Other Freeway Expansion:

Caldecott Tunnel; courtesy of Flickr user jenser.

No HOT lanes are planned for the Route 24 corridor — so the controversial $446 million fourth bore of the Caldecott Tunnel that connects Oakland and Orinda cannot even be justified on the HOT lane premise; it would just be an old-fashioned freeway widening. The Caldecott Tunnel first opened in 1937 with twin 3,610-foot bores; at that time, it was known as the Broadway Low-Level Tunnel, because pre-freeway, the tunnel was accessed via the northeastern segment of Broadway in Oakland. The northern third 3,771-foot bore was added to the complex in 1964; thereafter, the trio of tunnels became a proper freeway linked to the new Grove-Shafter Freeway. Under the current configuration, the middle of the three bores switches direction daily to accommodate peak traffic flow, triggering traffic backup in the reverse commute direction. Adding the fourth bore would create four permanent lanes in each direction to match the eight lanes of Highway 24, doubling the tunnel’s capacity for the reverse commute direction. The Caldecott Tunnel Fourth Bore Coalition (which includes as members the North Hills Phoenix Association, the Rockridge Community Planning Council, and the East Bay Bicycle Coalition) filed a CEQA challenge against Caltrans; the City of Oakland had also filed suit, but then settled with Caltrans in 2008 for $8 million worth of mitigation. In December 2008, in light of the state budget crisis, the Pooled Money Investment Board voted to suspend Proposition 1B funds that were to be applied to projects across the Bay Area and California; included among those funds was $194 million allocated toward the Caldecott Tunnel fourth bore. Although the fourth bore is on hold because of the funding  gap, Governor Schwarzenegger included the Caldecott Tunnel as a project that he would exempt from CEQA to make it “shovel ready” for federal stimulus money — a suggestion for which Democratic legislators have not, to date, shown much enthusiasm.

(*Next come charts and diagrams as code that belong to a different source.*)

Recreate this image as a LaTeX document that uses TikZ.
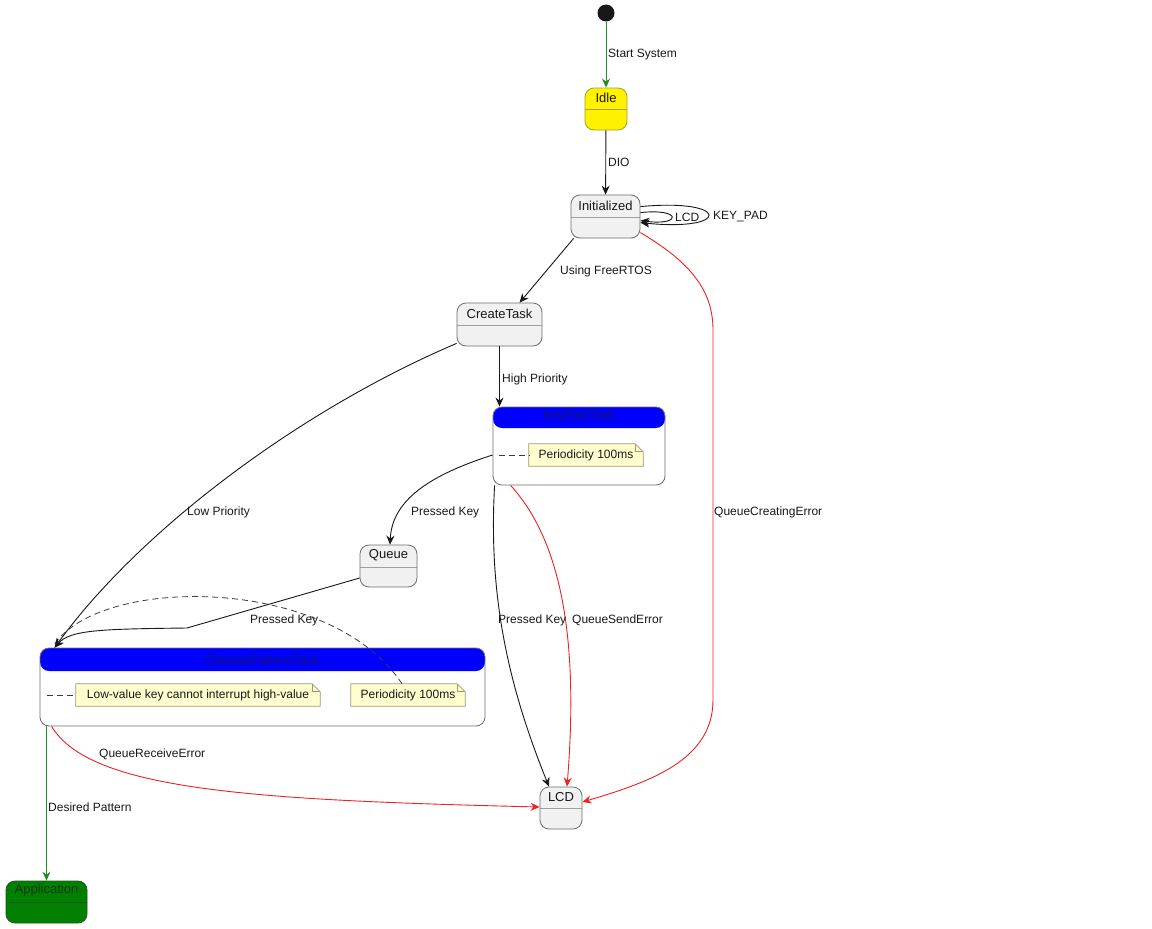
\documentclass[tikz,border=0pt]{standalone}
\usepackage{fontspec}
\setmainfont{Liberation Sans}
\usetikzlibrary{arrows.meta,calc}
\definecolor{sfill}{HTML}{F1F1F1}
\definecolor{sdraw}{HTML}{6E6E6E}
\definecolor{hline}{HTML}{A0A0A0}
\definecolor{nfill}{HTML}{FEFECE}
\definecolor{ndraw}{HTML}{9A9A78}
\definecolor{ink}{HTML}{181818}
\definecolor{grn}{HTML}{228B22}
\definecolor{rd}{HTML}{EE2222}
\definecolor{hblue}{HTML}{0000FF}
\definecolor{htext}{HTML}{14146E}
\definecolor{appg}{HTML}{008000}
\definecolor{appd}{HTML}{1A5A1A}
\definecolor{idled}{HTML}{A0A030}
\tikzset{
  x=1pt, y=-1pt,
  stbox/.style={draw=sdraw, line width=0.8pt, fill=sfill, rounded corners=9pt, inner sep=0pt},
  hdr/.style 2 args={path picture={\draw[#2, line width=0.8pt]
      ([yshift=-#1]path picture bounding box.north west) --
      ([yshift=-#1]path picture bounding box.north east);}},
  bluehdr/.style={path picture={\fill[hblue] (path picture bounding box.north west)
      rectangle ([yshift=-#1]path picture bounding box.north east);}},
  ttl/.style={font=\fontsize{13}{15}\selectfont, text=ink, inner sep=0pt},
  lbl/.style={font=\fontsize{12}{14}\selectfont, text=ink, inner sep=0pt, anchor=west},
  note/.style={fill=nfill, inner sep=0pt, font=\fontsize{12}{14}\selectfont, text=ink},
  notelink/.style={draw=ink!85, line width=0.8pt, dash pattern=on 6pt off 4pt},
  conn/.style={draw=ink, line width=0.9pt, -{Stealth[length=9pt,width=8pt,inset=3pt]}},
  gconn/.style={conn, draw=grn},
  rconn/.style={conn, draw=rd},
}
\newcommand{\dogear}[1]{%
  \fill[white] ([xshift=-8pt]#1.north east) -- (#1.north east) -- ([yshift=-8pt]#1.north east) -- cycle;
  \draw[ndraw, line width=0.8pt] (#1.north west) -- ([xshift=-8pt]#1.north east) -- ([yshift=-8pt]#1.north east) -- (#1.south east) -- (#1.south west) -- cycle;
  \draw[ndraw, line width=0.8pt] ([xshift=-8pt]#1.north east) |- ([yshift=-8pt]#1.north east);}
\begin{document}
\begin{tikzpicture}
\useasboundingbox[fill=white] (0,0) rectangle (1152,929);

% states
\node[circle, fill=ink, minimum size=17pt, inner sep=0pt] (start) at (606,13) {};
\node[stbox, fill=yellow, draw=idled, hdr={21pt}{idled}, minimum width=42pt, minimum height=42pt] (idle) at (606,109) {};
\node[ttl] (idle-t) at ([yshift=-10pt]idle.north) {Idle};
\node[stbox, hdr={22pt}{hline}, minimum width=69pt, minimum height=43pt] (init) at (605.5,216.5) {};
\node[ttl] (init-t) at ([yshift=-11pt]init.north) {Initialized};
\node[stbox, hdr={22pt}{hline}, minimum width=85pt, minimum height=43pt] (create) at (499.5,324.5) {};
\node[ttl] (create-t) at ([yshift=-11pt]create.north) {CreateTask};
\node[stbox, fill=white, bluehdr=21pt, minimum width=172pt, minimum height=78pt] (keypad) at (579,446) {};
\node[ttl, text=htext] (keypad-t) at ([yshift=-10pt]keypad.north) {KeyPadTask};
\node[stbox, hdr={22pt}{hline}, minimum width=57pt, minimum height=42pt] (queue) at (388.5,566) {};
\node[ttl] (queue-t) at ([yshift=-11pt]queue.north) {Queue};
\node[stbox, fill=white, bluehdr=23pt, minimum width=445pt, minimum height=78pt] (cpt) at (262.5,687) {};
\node[ttl, text=htext] (cpt-t) at ([yshift=-12pt]cpt.north) {ChoosePatternTask};
\node[stbox, hdr={21pt}{hline}, minimum width=42pt, minimum height=42pt] (lcd) at (561,808) {};
\node[ttl] (lcd-t) at ([yshift=-10pt]lcd.north) {LCD};
\node[stbox, fill=appg, draw=appd, hdr={21pt}{appd}, minimum width=81pt, minimum height=42pt] (app) at (46.5,902) {};
\node[ttl, text=appd!60!black] (app-t) at ([yshift=-10pt]app.north) {Application};

% notes
\node[note, minimum width=114pt, minimum height=22pt] (n1) at (586,455) {Periodicity 100ms};
\dogear{n1}
\node[note, minimum width=244pt, minimum height=22pt] (n2) at (198,695) {Low-value key cannot interrupt high-value};
\dogear{n2}
\node[note, minimum width=114pt, minimum height=22pt] (n3) at (408,695) {Periodicity 100ms};
\dogear{n3}
\coordinate (cptnote) at (54,645);
\draw[notelink] ($(n1.west -| keypad.west)+(6,0)$) -- (n1.west);
\draw[notelink] ($(n2.west -| cpt.west)+(7,0)$) -- (n2.west);
\draw[notelink] ([xshift=-6pt]n3.north) .. controls (330,575) and (100,575) .. (cptnote);

% connectors
\draw[gconn] (start) -- (idle);
\draw[conn] (idle) -- (init);
\draw[conn] ([yshift=-12pt]init.north east) .. controls (731,198) and (731,232) .. ([yshift=-28pt]init.north east);
\draw[conn] ([yshift=-18pt]init.north east) .. controls (682,208) and (682,226) .. ([yshift=-26pt]init.north east);
\draw[conn] ([xshift=3pt]init.south west) -- ([xshift=63pt]create.north west);
\draw[rconn] ([yshift=-38pt]init.north east) .. controls (690,262) and (713,290) .. (713,330)
   -- (713,700) .. controls (713,760) and (650,782) .. ([yshift=6pt]lcd.east);
\draw[conn] (create.south) -- (create.south |- keypad.north);
\draw[conn] ([yshift=3pt]create.south west) .. controls (300,410) and (140,530) .. ([xshift=15pt]cpt.north west);
\draw[conn] ([yshift=-9pt]keypad.west) .. controls (430,475) and (392,500) .. ([xshift=1.5pt]queue.north);
\draw[conn] ([yshift=-12pt]queue.west) -- (187,628) .. controls (100,629) and (70,630) .. ([xshift=15pt]cpt.north west);
\draw[conn] ([xshift=2pt]keypad.south west) .. controls (488,600) and (510,690) .. ([xshift=-12pt]lcd.north);
\draw[rconn] ([xshift=18pt]keypad.south west) .. controls (565,545) and (578,650) .. ([xshift=6pt]lcd.north);
\draw[rconn] ([xshift=12pt]cpt.south west) .. controls (90,790) and (250,800) .. ([yshift=1pt]lcd.west);
\draw[gconn] (app.north |- cpt.south) -- (app.north);

% labels
\node[lbl] (l-start) at (608,55) {Start System};
\node[lbl] (l-dio) at (608,162) {DIO};
\node[lbl] (l-lcd) at (675,217) {LCD};
\node[lbl] (l-keypad) at (713,217) {KEY\_PAD};
\node[lbl] (l-freertos) at (560,271) {Using FreeRTOS};
\node[lbl] (l-high) at (502,379) {High Priority};
\node[lbl] (l-low) at (187,512) {Low Priority};
\node[lbl] (l-pk1) at (411,512) {Pressed Key};
\node[lbl] (l-qce) at (714,512) {QueueCreatingError};
\node[lbl] (l-pk2) at (250,620) {Pressed Key};
\node[lbl] (l-pk3) at (498,620) {Pressed Key};
\node[lbl] (l-qse) at (572,620) {QueueSendError};
\node[lbl] (l-qre) at (99,754) {QueueReceiveError};
\node[lbl] (l-dp) at (48,807) {Desired Pattern};
\end{tikzpicture}
\end{document}
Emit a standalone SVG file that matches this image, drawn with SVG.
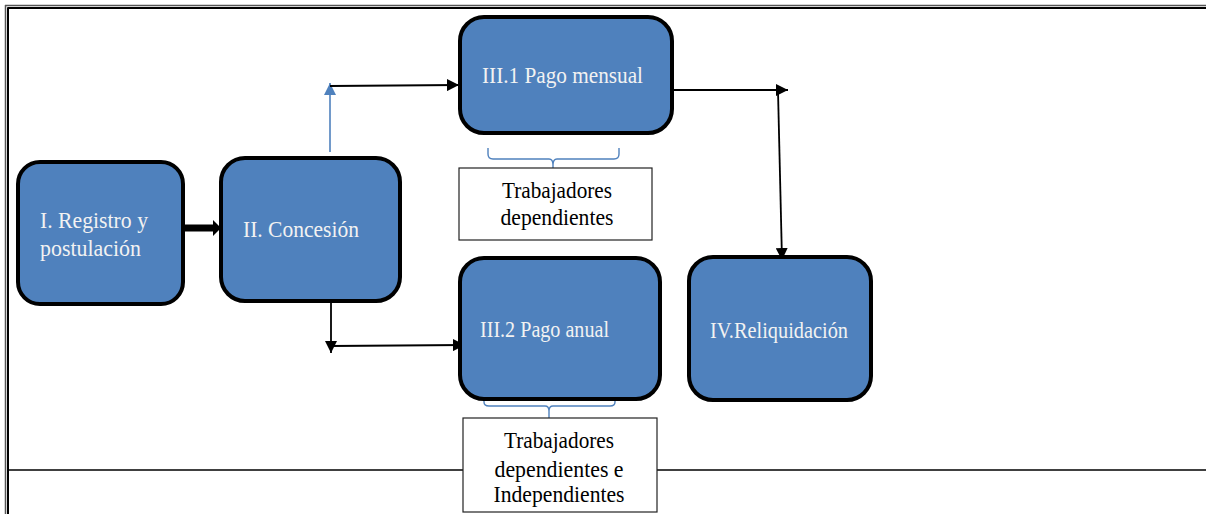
<svg xmlns="http://www.w3.org/2000/svg" width="1206" height="514" viewBox="0 0 1206 514">
<style>
.node{fill:#4F81BD;stroke:#000;stroke-width:4}
.nt{font-family:"Liberation Serif","Times New Roman",serif;fill:#F2F2F2;font-size:24px}
.lt{font-family:"Liberation Serif","Times New Roman",serif;fill:#000;font-size:24px;text-anchor:middle}
.lbox{fill:#fff;stroke:#222;stroke-width:1.2}
.con{fill:none;stroke:#000;stroke-width:1.8}
.blue{fill:none;stroke:#4F81BD;stroke-width:1.6}
.brace{fill:none;stroke:#4F81BD;stroke-width:1.4}
</style>
<defs>
<marker id="ah" viewBox="0 0 10 10" refX="10" refY="5" markerWidth="12" markerHeight="12" markerUnits="userSpaceOnUse" orient="auto">
<path d="M0,0 L10,5 L0,10 z" fill="#000"/>
</marker>
<marker id="ahb" viewBox="0 0 10 10" refX="10" refY="5" markerWidth="12" markerHeight="12" markerUnits="userSpaceOnUse" orient="auto">
<path d="M0,0 L10,5 L0,10 z" fill="#4F81BD"/>
</marker>
</defs>
<g id="frame">
<line x1="5" y1="5.5" x2="1206" y2="5.5" stroke="#555" stroke-width="1.5"/>
<line x1="7.5" y1="8" x2="1206" y2="8" stroke="#000" stroke-width="2"/>
<line x1="5.5" y1="5" x2="5.5" y2="514" stroke="#555" stroke-width="1.5"/>
<line x1="8" y1="7.5" x2="8" y2="514" stroke="#000" stroke-width="2"/>
<line x1="8" y1="470" x2="1206" y2="470" stroke="#000" stroke-width="1.5"/>
</g>
<g id="connectors">
<path d="M183,224.5 L213,224.5 L213,220 L221,228 L213,236 L213,231.5 L183,231.5 z" fill="#000"/>
<line class="blue" x1="330" y1="152" x2="330" y2="83" marker-end="url(#ahb)"/>
<line class="con" x1="330" y1="86" x2="459" y2="85" marker-end="url(#ah)"/>
<line class="con" x1="331" y1="299" x2="331" y2="353" marker-end="url(#ah)"/>
<line class="con" x1="331" y1="346" x2="465" y2="345" marker-end="url(#ah)"/>
<line class="con" x1="672" y1="90" x2="788" y2="90" marker-end="url(#ah)"/>
<line class="con" x1="778" y1="91" x2="782" y2="260" marker-end="url(#ah)"/>
<path class="brace" d="M488,148 L488,154 Q488,159 493,159 L549,159 Q553,159 553,165 L553,173 M553,165 Q553,159 557,159 L614,159 Q619,159 619,154 L619,148"/>
<path class="brace" d="M484,398 L484,402 Q484,406 489,406 L545,406 Q549,406 549,411 L549,420 M549,411 Q549,406 553,406 L610,406 Q615,406 615,402 L615,398"/>
</g>
<g id="n1">
<rect class="node" x="18" y="162" width="165" height="142" rx="22"/>
<text class="nt" x="40" y="228" textLength="108" lengthAdjust="spacingAndGlyphs">I. Registro y</text>
<text class="nt" x="40" y="256" textLength="101" lengthAdjust="spacingAndGlyphs">postulación</text>
</g>
<g id="n2">
<rect class="node" x="221" y="158" width="179" height="143" rx="24"/>
<text class="nt" x="243" y="237" textLength="116" lengthAdjust="spacingAndGlyphs">II. Concesión</text>
</g>
<g id="n31">
<rect class="node" x="460" y="17" width="212" height="116" rx="24"/>
<text class="nt" x="482" y="83" font-size="20" textLength="161" lengthAdjust="spacingAndGlyphs">III.1 Pago mensual</text>
</g>
<g id="n32">
<rect class="node" x="460" y="258" width="200" height="141" rx="24"/>
<text class="nt" x="480" y="337" textLength="129" lengthAdjust="spacingAndGlyphs">III.2 Pago anual</text>
</g>
<g id="n4">
<rect class="node" x="689" y="257" width="182" height="143" rx="24"/>
<text class="nt" x="710" y="338" textLength="138" lengthAdjust="spacingAndGlyphs">IV.Reliquidación</text>
</g>
<g id="l1">
<rect class="lbox" x="459" y="168" width="193" height="72"/>
<text class="lt" x="557" y="198" textLength="110" lengthAdjust="spacingAndGlyphs">Trabajadores</text>
<text class="lt" x="557" y="225" textLength="113" lengthAdjust="spacingAndGlyphs">dependientes</text>
</g>
<g id="l2">
<rect class="lbox" x="463" y="418" width="194" height="94"/>
<text class="lt" x="559" y="448" textLength="110" lengthAdjust="spacingAndGlyphs">Trabajadores</text>
<text class="lt" x="559" y="477" textLength="129" lengthAdjust="spacingAndGlyphs">dependientes e</text>
<text class="lt" x="559" y="502" textLength="131" lengthAdjust="spacingAndGlyphs">Independientes</text>
</g>
</svg>
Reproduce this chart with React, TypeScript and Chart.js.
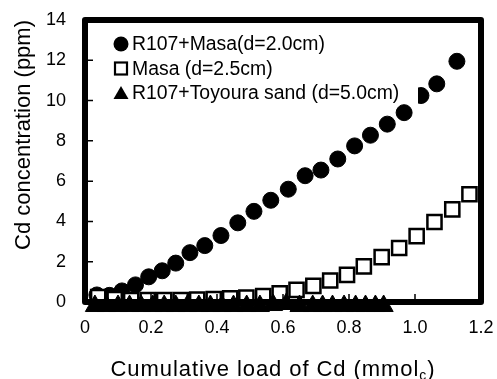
import React, { useEffect, useRef } from 'react';
import { Chart, registerables } from 'chart.js';

Chart.register(...registerables);

// ---- data ----
const r107MasaX = [0.036, 0.074, 0.112, 0.153, 0.193, 0.234, 0.275, 0.318, 0.363, 0.412, 0.463, 0.512, 0.563, 0.616, 0.667, 0.715, 0.766, 0.817, 0.865, 0.916, 0.967, 1.018, 1.066, 1.127];
const r107MasaY = [0.35, 0.33, 0.55, 0.85, 1.25, 1.55, 1.93, 2.45, 2.8, 3.3, 3.93, 4.5, 5.05, 5.6, 6.27, 6.55, 7.1, 7.75, 8.28, 8.83, 9.4, 10.25, 10.83, 11.95];

const masaX = [0.04, 0.09, 0.14, 0.19, 0.24, 0.29, 0.34, 0.39, 0.44, 0.489, 0.54, 0.59, 0.641, 0.692, 0.743, 0.794, 0.845, 0.899, 0.952, 1.005, 1.059, 1.113, 1.165];
const masaY = [0.25, 0.15, 0.1, 0.1, 0.1, 0.1, 0.12, 0.15, 0.18, 0.22, 0.3, 0.43, 0.6, 0.8, 1.07, 1.35, 1.77, 2.23, 2.68, 3.27, 3.97, 4.6, 5.35];

const toyouraX = [0.03, 0.065, 0.1, 0.135, 0.17, 0.205, 0.24, 0.275, 0.31, 0.345, 0.38, 0.415, 0.45, 0.49, 0.53, 0.57, 0.61, 0.65, 0.69, 0.72, 0.75, 0.785, 0.82, 0.85, 0.88, 0.905];
const toyouraY = [-0.2, -0.2, -0.2, -0.2, -0.2, -0.2, -0.2, -0.2, -0.2, -0.2, -0.2, -0.2, -0.2, -0.2, -0.2, -0.15, -0.1, -0.2, -0.2, -0.2, -0.2, -0.2, -0.2, -0.2, -0.2, -0.2];

const seriesLabels = ['R107+Masa(d=2.0cm)', 'Masa (d=2.5cm)', 'R107+Toyoura sand (d=5.0cm)'];

const xTickValues = [0, 0.2, 0.4, 0.6, 0.8, 1, 1.2];
const yTickValues = [0, 2, 4, 6, 8, 10, 12, 14];

const xTitleMain = 'Cumulative load of Cd (mmol';
const xTitleSub = 'c';
const xTitleEnd = ')';
const yTitle = 'Cd concentration (ppm)';

const FONT = "'Liberation Sans', Arial, Helvetica, sans-serif";

const toPoints = (xs: number[], ys: number[]) => xs.map((x, i) => ({ x, y: ys[i] }));

const zeroPadding = (scale: any) => {
  scale.paddingLeft = 0;
  scale.paddingRight = 0;
  scale.paddingTop = 0;
  scale.paddingBottom = 0;
};

const framePlugin = {
  id: 'frameTicks',
  afterDatasetsDraw(chart: any) {
    const { ctx, chartArea: ca, scales } = chart;
    ctx.save();
    ctx.strokeStyle = '#000';
    ctx.lineWidth = 1.5;
    ctx.beginPath();
    xTickValues.forEach((v) => {
      const px = scales.x.getPixelForValue(v);
      ctx.moveTo(px, ca.bottom);
      ctx.lineTo(px, ca.bottom - 8);
    });
    yTickValues.forEach((v) => {
      const py = scales.y.getPixelForValue(v);
      ctx.moveTo(ca.left, py);
      ctx.lineTo(ca.left + 8, py);
    });
    ctx.stroke();
    ctx.lineWidth = 6;
    ctx.lineJoin = 'round';
    ctx.strokeRect(ca.left, ca.top, ca.right - ca.left, ca.bottom - ca.top);
    ctx.restore();
  },
};

const legendPlugin = {
  id: 'customLegend',
  afterDraw(chart: any) {
    const { ctx, chartArea: ca } = chart;
    ctx.save();
    const boxLeft = ca.left + 25;
    const boxTop = ca.top + 10;
    const boxRight = ca.left + 333;
    const boxBottom = ca.top + 84;
    ctx.fillStyle = '#fff';
    ctx.fillRect(boxLeft, boxTop, boxRight - boxLeft, boxBottom - boxTop);

    const mx = ca.left + 36;
    const tx = ca.left + 47;
    const rowY = [ca.top + 24, ca.top + 48.5, ca.top + 73];
    ctx.font = `19.4px ${FONT}`;
    ctx.textBaseline = 'middle';
    ctx.textAlign = 'left';
    chart.data.datasets.forEach((ds: any, i: number) => {
      const y = rowY[i];
      ctx.fillStyle = '#000';
      ctx.strokeStyle = '#000';
      if (i === 0) {
        ctx.beginPath();
        ctx.arc(mx, y, 7.5, 0, Math.PI * 2);
        ctx.fill();
      } else if (i === 1) {
        ctx.lineWidth = 2.2;
        ctx.fillStyle = '#fff';
        ctx.fillRect(mx - 6, y - 6, 12, 12);
        ctx.strokeRect(mx - 6, y - 6, 12, 12);
      } else {
        ctx.beginPath();
        ctx.moveTo(mx, y - 7);
        ctx.lineTo(mx + 7.5, y + 6);
        ctx.lineTo(mx - 7.5, y + 6);
        ctx.closePath();
        ctx.fill();
      }
      ctx.fillStyle = '#000';
      ctx.fillText(ds.label, tx, y + 1);
    });
    ctx.restore();
  },
};

const xTitlePlugin = {
  id: 'xTitle',
  afterDraw(chart: any) {
    const { ctx, chartArea: ca } = chart;
    ctx.save();
    ctx.fillStyle = '#000';
    ctx.textAlign = 'left';
    ctx.textBaseline = 'alphabetic';
    const mainFont = `22px ${FONT}`;
    const subFont = `14px ${FONT}`;
    const c: any = ctx;
    c.letterSpacing = '0px';
    ctx.font = mainFont;
    const w1 = ctx.measureText(xTitleMain).width;
    const w3 = ctx.measureText(xTitleEnd).width;
    ctx.font = subFont;
    const w2 = ctx.measureText(xTitleSub).width;
    const target = 325;
    const n = xTitleMain.length + xTitleSub.length + xTitleEnd.length;
    const ls = Math.max(0, (target - (w1 + w2 + w3)) / n);
    c.letterSpacing = `${ls}px`;
    const center = (ca.left + ca.right) / 2 - 10;
    let x = center - target / 2;
    const baseY = ca.bottom + 74;
    ctx.font = mainFont;
    ctx.fillText(xTitleMain, x, baseY);
    x += ctx.measureText(xTitleMain).width;
    ctx.font = subFont;
    ctx.fillText(xTitleSub, x, baseY + 4);
    x += ctx.measureText(xTitleSub).width;
    ctx.font = mainFont;
    ctx.fillText(xTitleEnd, x, baseY);
    ctx.restore();
  },
};

export default function App() {
  const canvasRef = useRef<HTMLCanvasElement | null>(null);

  useEffect(() => {
    document.body.style.margin = '0';
    const canvas = canvasRef.current;
    if (!canvas) return;
    const tickFont = { family: FONT, size: 18 };
    const chart = new Chart(canvas, {
      type: 'scatter',
      data: {
        datasets: [
          {
            label: seriesLabels[0],
            data: toPoints(r107MasaX, r107MasaY),
            pointStyle: 'circle',
            pointRadius: 8,
            borderWidth: 1,
            backgroundColor: '#000',
            borderColor: '#000',
            order: 2,
            clip: false,
          },
          {
            label: seriesLabels[1],
            data: toPoints(masaX, masaY),
            pointStyle: 'rect',
            pointRadius: 10,
            borderWidth: 2.5,
            backgroundColor: '#fff',
            borderColor: '#000',
            order: 1,
            clip: false,
          },
          {
            label: seriesLabels[2],
            data: toPoints(toyouraX, toyouraY),
            pointStyle: 'triangle',
            pointRadius: 11,
            borderWidth: 1,
            backgroundColor: '#000',
            borderColor: '#000',
            order: 0,
            clip: false,
          },
        ] as any,
      },
      options: {
        animation: false,
        responsive: false,
        devicePixelRatio: 1,
        layout: { autoPadding: false, padding: { top: 20, right: 16, left: 0, bottom: 0 } },
        plugins: {
          legend: { display: false },
          tooltip: { enabled: false },
        },
        scales: {
          x: {
            type: 'linear',
            min: 0,
            max: 1.2,
            ticks: {
              stepSize: 0.2,
              color: '#000',
              font: tickFont,
              padding: 15,
              maxRotation: 0,
            },
            grid: { display: false, drawTicks: false },
            border: { display: false },
            title: { display: false },
            afterFit: (scale: any) => {
              scale.height = 77;
              zeroPadding(scale);
            },
          },
          y: {
            type: 'linear',
            min: 0,
            max: 14,
            ticks: {
              stepSize: 2,
              color: '#000',
              font: tickFont,
              padding: 19,
            },
            grid: { display: false, drawTicks: false },
            border: { display: false },
            title: {
              display: true,
              text: yTitle,
              color: '#000',
              font: { family: FONT, size: 22 },
              align: 'end',
              padding: { top: 11, bottom: 0 },
            },
            afterFit: (scale: any) => {
              scale.width = 85;
              zeroPadding(scale);
            },
          },
        },
      } as any,
      plugins: [framePlugin, legendPlugin, xTitlePlugin],
    });
    return () => chart.destroy();
  }, []);

  return (
    <div style={{ width: 497, height: 379 }}>
      <canvas ref={canvasRef} width={497} height={379} style={{ display: 'block' }} />
    </div>
  );
}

Aside from the HOV widening, the HOT Lane Network, and the Caldecott Tunnel, MTC has committed funding to scores of roadway “improvement” projects across the region, including widening certain roads and ramps, auxiliary lanes, and upgraded freeway interchanges. Many of these projects are relatively cheap when taken alone, but the cost adds up when we consider the whole collection. And some individual projects are not even particularly cheap: Along I-880, the reconstructed Route 92 interchange under construction will cost $245 million, and the I-880/Mission improvements will cost $243 million. Widening the notorious I-238 bottleneck to six lanes between I-580 and I-880 will cost $123 million, and a new connector to I-880 will cost $160 million. Improvements to Cordelia Junction (the I-80/I-680/Route 12 interchange) in Solano County will cost $488 million. In Santa Clara County, an improved I-880/I-280/Stevens Creek interchange will ring up $150 million; widening portions of the Central, San Tomas, Montague, and Almaden Expressways will cost $167 million; and an improved Route 237/Route 85 interchange could cost $95 million. In San Mateo County, auxiliary lanes mostly added to a few spots along Highway 101 could sum to over $450 million, to say nothing of other potential interchange upgrades. The above list is illustrative, but hardly exhaustive. It goes on: but should it? Although some roadway widening and improvement projects are carried out with the goal of increasing the reach of HOV/HOT lanes, a great many of these projects are widening for the sake of widening, having the underlying goal of increasing roadway capacity and easing the experience of motorists — even though congestion relief is bound to be short-lived. These projects do not incentivize commuters to shift travel mode from solo driving; rather, they promote further sprawl, which does not comport with MTC’s more recently-expressed interest in curbing climate change.